2012 has got your number

Not to be confused with 2010, the sequel to 2001: A Space Odyssey, nor with 2112, the dippy and vaguely Ayn Rand-influenced but nonetheless ass-kicking hard rock album by Canadian power trio Rush, 2012 is a new disaster epic from disaster-epic enthusiast Roland Emmerich, and presumably the disaster epic to end all disaster epics. At least until the next one.

It’s the end of the End of the World Movie as we know it! Things fall apart in a big way in 2012.

Did I say “disaster epic” too much just then? Not for Roland Emmerich! I was going to call him a maven of the form, but to reflect on Emmerich’s career is to be reminded of the important differences between ardor and adroitness, between prosaic and poetic. We know he is a guy who enjoys making movies about moments on calendars, like Independence Day or The Day After Tomorrow or 10,000 B.C. or indeed 2012, the year in which the current millennia-long cycle of the Mayan “Long Count” calendar will conclude, possibly prompting apocalypse. And we know he has a taste for Our Worst Fears Brought to Life, having directed Godzilla in Godzilla and Mel Gibson in The Patriot.
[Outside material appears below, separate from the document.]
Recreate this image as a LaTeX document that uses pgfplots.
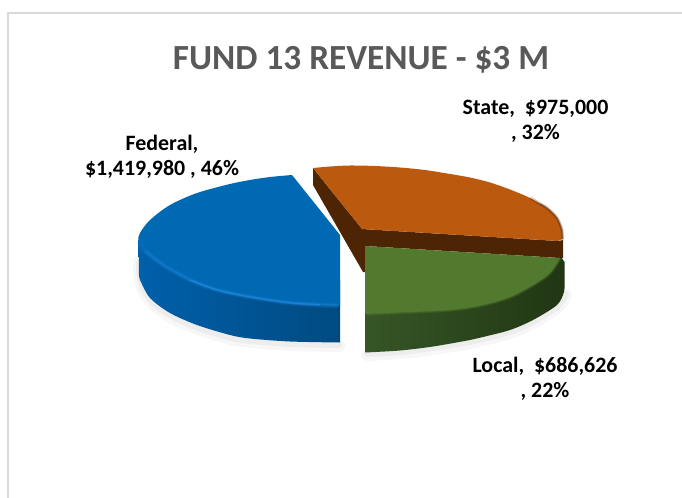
\documentclass[border=0pt]{standalone}
\usepackage{pgfplots}
\pgfplotsset{compat=1.18}
\usepackage{fontspec}
\setmainfont{Carlito}
\definecolor{bluetop}{HTML}{0069B4}
\definecolor{bluehi}{HTML}{2A96F0}
\definecolor{bluewallA}{HTML}{0060AA}
\definecolor{bluewallB}{HTML}{005A9E}
\definecolor{bluewallC}{HTML}{004A80}
\definecolor{orangetop}{HTML}{BB590F}
\definecolor{brownface}{HTML}{4E2504}
\definecolor{greentop}{HTML}{517A2F}
\definecolor{greenwallA}{HTML}{365626}
\definecolor{greenwallB}{HTML}{213614}
\definecolor{framegray}{HTML}{D9D9D9}
\definecolor{titlegray}{HTML}{595959}
\begin{document}
\begin{tikzpicture}
\begin{axis}[
  scale only axis, width=682bp, height=498bp,
  xmin=0, xmax=682, ymin=0, ymax=498, y dir=reverse,
  hide axis, clip=true]
% page background
\addplot[draw=none, fill=white] coordinates {(0,0) (682,0) (682,498) (0,498)} --cycle;
% frame
\addplot[framegray, line width=2bp] coordinates {(8,498) (8,13) (682,13)};
% soft shadow
\addplot[draw=black, opacity=0.03, line width=12bp, line cap=round, smooth] coordinates {(139,262) (141,284) (151,302) (171,317) (198,329) (231,339) (251,342) (291,345) (339,346)};
\addplot[draw=black, opacity=0.04, line width=6bp, line cap=round, smooth] coordinates {(139,262) (141,283) (151,301) (171,316) (198,328) (231,338) (251,341) (291,344) (339,345)};
\addplot[draw=black, opacity=0.03, line width=12bp, line cap=round, smooth] coordinates {(367,355) (400,353) (433,349) (470,343) (510,333) (533,323) (557,308) (566,295)};
\addplot[draw=black, opacity=0.04, line width=6bp, line cap=round, smooth] coordinates {(367,354) (400,352) (433,348) (470,342) (510,332) (533,322) (557,307) (566,294)};
% brown cut faces of State
\addplot[draw=none, fill=brownface] coordinates {(313,168) (313,185) (363,272) (365,272) (365,246) (560,258) (563,258) (563,240) (558,241) (362,229)} --cycle;
% State top
\addplot[draw=none, fill=orangetop, smooth] coordinates {(313,168) (330,166.5) (350,165.5) (375,166) (400,167.5) (425,170) (450,174) (470,177.5) (490,182.5) (510,189.5) (530,198) (547,208) (557,218) (562,230) (562.5,239)} -- (558,241) -- (362,229) -- cycle;
% State edge darkening
\addplot[brownface, opacity=0.25, line width=3bp, smooth] coordinates {(530,198) (547,208) (557,218) (562,230) (562.5,239)};
\addplot[brownface, opacity=0.35, line width=1.5bp, smooth] coordinates {(540,204) (547,208) (557,218) (562,230) (562.5,240)};
% Local wall
\addplot[draw=none, left color=greenwallA, middle color=greenwallB, right color=greenwallB, smooth] coordinates {(365,352.5) (400,350.5) (433,346.5) (470,340) (483,337) (510,330) (533,320) (557,305) (564,292) (564.5,285)} -- (564.5,262) -- (561,257) -- (365,280) -- cycle;
% Local top
\addplot[draw=none, fill=greentop, smooth] coordinates {(560,258) (550,273) (533,285) (510,297) (483,305) (450,310) (400,312.5) (365,314)} -- (365,246) -- cycle;
% Local rim blur
\addplot[greentop, opacity=0.3, line width=3.5bp, smooth] coordinates {(560,258) (550,273) (533,285) (510,297) (483,305) (450,310) (400,312.5) (366.5,314)};
\addplot[greentop, opacity=0.35, line width=1.5bp, smooth] coordinates {(560,258) (550,273) (533,285) (510,297) (483,305) (450,310) (400,312.5) (365.5,314)};
% Federal wall
\addplot[draw=none, left color=bluewallA, middle color=bluewallB, right color=bluewallC, smooth] coordinates {(139,275) (140.5,281) (150,298) (170,313) (197,325) (230,335) (250,338.5) (290,341.5) (340,342.5)} -- (340,280) -- (138.5,240) -- cycle;
% Federal top
\addplot[draw=none, fill=bluetop, smooth] coordinates {(292,175) (270,177) (250,180) (230,184) (197,193) (170,205) (150,220) (140,233) (138.5,241) (145,251) (163,265) (190,280) (217,290) (250,297) (290,303) (340,306)} -- (340,235) -- cycle;
% Federal rim highlight
\addplot[bluehi, opacity=0.12, line width=5bp, smooth] coordinates {(139,241) (145,251) (163,265) (190,280) (217,290) (250,297) (290,303) (337.5,306)};
\addplot[bluehi, opacity=0.22, line width=3bp, smooth] coordinates {(145,251) (163,265) (190,280) (217,290) (250,297) (290,303) (338.5,306)};
\addplot[bluehi, opacity=0.45, line width=1.5bp, smooth] coordinates {(190,280) (217,290) (250,297) (290,303) (320,305)};
% text
\node[font=\fontsize{35.4}{38}\selectfont\bfseries, text=titlegray, anchor=center] at (axis cs:361,60) {FUND 13 REVENUE - \$3 M};
\node[font=\fontsize{22}{25}\selectfont\bfseries, align=center, anchor=center] at (axis cs:535.5,121) {State,\ \ \$975,000\\, 32\%};
\node[font=\fontsize{22}{25}\selectfont\bfseries, align=center, anchor=center] at (axis cs:162,157) {Federal,\\\$1,419,980 , 46\%};
\node[font=\fontsize{22}{25}\selectfont\bfseries, align=center, anchor=center] at (axis cs:545,379) {Local,\ \ \$686,626\\, 22\%};
\end{axis}
\end{tikzpicture}
\end{document}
But by now the banality of Emmerich’s calamitous imagery is so entrenched that even complaints about it have become banal. And so you may say you’re fully jaded to gaping urban earthquakes, mile-wide ash clouds, super tsunamis and other soulless digital obliterations of man-made landmarks and large crowds of people, but Emmerich and cowriter Harald Kloser will insist that you just have a look at a few more anyway. To this end, they employ the charitably game actors John Cusack, Amanda Peet, Chiwetel Ejiofor, Danny Glover, Oliver Platt and Woody Harrelson for a chore-like parable of turbulent political progress, multicultural cooperation, variously unpleasant deaths and, most importantly, the healing of a broken family. 

And here, as told in 10 choice lines of dialogue, is how it goes:

“Nutrinos have mutated into a new kind of nuclear particle. They’re heating up the earth’s core.”

“It’s the biggest solar climax in recorded history.”

“Don’t you see the signs?”

“California’s going down!”

“All our scientific advances, our fancy machines! The Mayans saw this coming thousands of years ago.”

“Daddy!”

“We’re gonna need a bigger plane.”

“It’s a brave new world you’re heading for, and the young scientists are gonna be worth 200 old politicians.”

“The director of the Louvre was an enemy of humanity?!”

“Everybody out there has died in vain if we start our future with an act of cruelty.”

Yes, one of those lines is a nod to Jaws, the original blockbuster. So is cinema officially, apocalyptically extinct now, or what?

Well, 2012 certainly does seem evolutionarily far removed from the speculative fictions of Arthur C. Clarke. Yet Emmerich’s methods, at least, do still remind of Geddy Lee shrieking, “Our great computers fill the hallowed halls!” I guess we’ll see what happens in another hundred years.